I can't wait for tomorrow morning though. You're gonna do great on Peter's show for sure.

Eoonomy 2013: Now with 30% less suck! said...

You're harshing my doom porn mellow, man!

Dan said...

Good assessment. Quite possible and perhaps even probable.

Kind of like a special olympics's nice to be in first place but that in no way changes the fact that all the contestants
are "special" i.e. not healthy.

heresolong said...

Canada and Australia may rank higher on the LSEP charts, but they do not have the capacity to absorb the investment. They are both tiny countries (population-wise).
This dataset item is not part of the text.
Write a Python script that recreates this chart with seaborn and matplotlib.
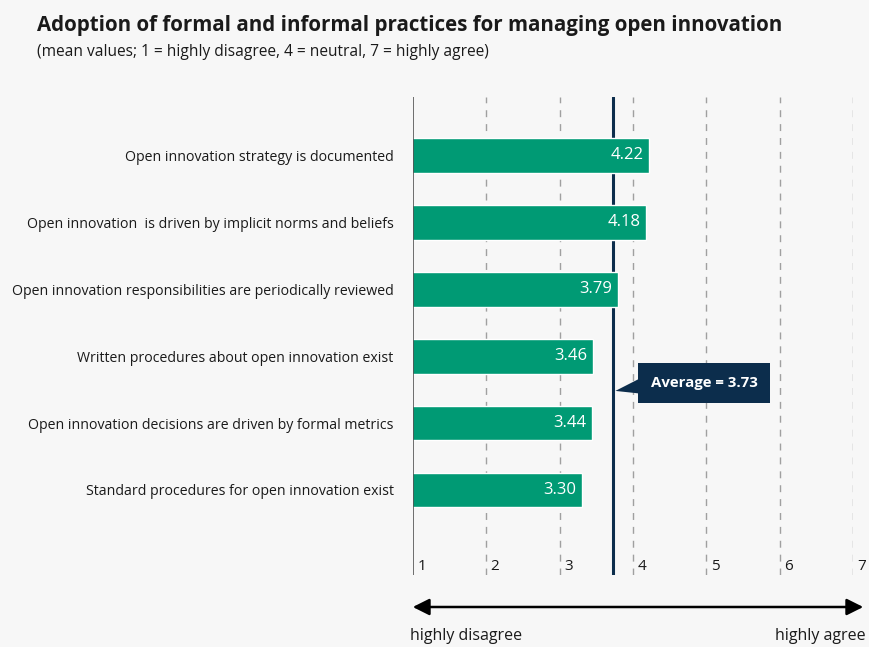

There has already been a move to invest in Canadian dollars overseas, but that won't be an option for most.

Cogitans Iuvenis said...

I've done a few blog posts on China but I can summarize exactly why China will crash in one short sentence. They have done everything that has failed in the past only larger.

1. Their economic model is a direct copy of whay Japan did during the decades that they grew. I.E a heavily export based economy, which leaves them heavily tied to the economic health of the world.

2. For political reasons the CCP has made 'maximum employment' their main focus, not profitability. The Chinese have many large industries that would have a negative ROE if it were not for heavy government subsidization. Once that subsidization is gone those industries cannot sustain themselves.

3. They did the exact same thing the US did, pump a ton of money into their banks, in 2008 but larger in terms of percentage of GDP.

4. They never really became capitalistic. Yes on the surface it appeared that private enterprise was taking over, but if you dug into it you would find that the majority owner of most major Chinese corporations are, you guessed it, the Chinese government. Rather than capitalism they adopted gangsterism as their economic model, where their elected leaders tried to siphon as much money as possible, through any means possible.

5. Regionalism is reasserting itself, like it did at during the fall of the Qing dynasty and the fall of the nationalist government. The purging of Bo Xilai is the first example of this regionalism playing out. Rich chinese, seeing the way the winds are blowing, are gradually getting out of dodge because they know a pogrom is coming for those who are on the wrong side.

6. Massive investment in infrastructure to the point that much of it will never see a positive return on investment. What so many miss about infrastructure is that it doesn't yield GDP growth, but facilitates it. If you build a high speed rail line that will never be used, or approach anything close to capacity, then you will see a negative return on investment. There are numerous examples of this in Japan.

There are other reasons such as the wealth of the US versus China in terms of natural resources and its population and some other things like natural infrastructure thanks to the Mississippi. And then the demographic suicide the PRC inflicted on itself, but above are the economically related reasons.

Anonymous said...

Yeah, well, my dad used to say, "I thought I was wrong once but, I was mistaken."

Dave said...

I heard your interview on Schiff today, good stuff. Your blog is funny as hell.

I endured the "crazy" comments over the Thanksgiving weekend. My liberal relatives told me I was full of shit and "weird" when I pulled out a 1 oz silver coin to show them what I had been buying w/ my extra cash. According to them, there is "no way the US can go bankrupt". This is coming from 4 relatives dependent on pensions and social security (surprise, surprise). I guess we'll see who is crazy when all is said and done.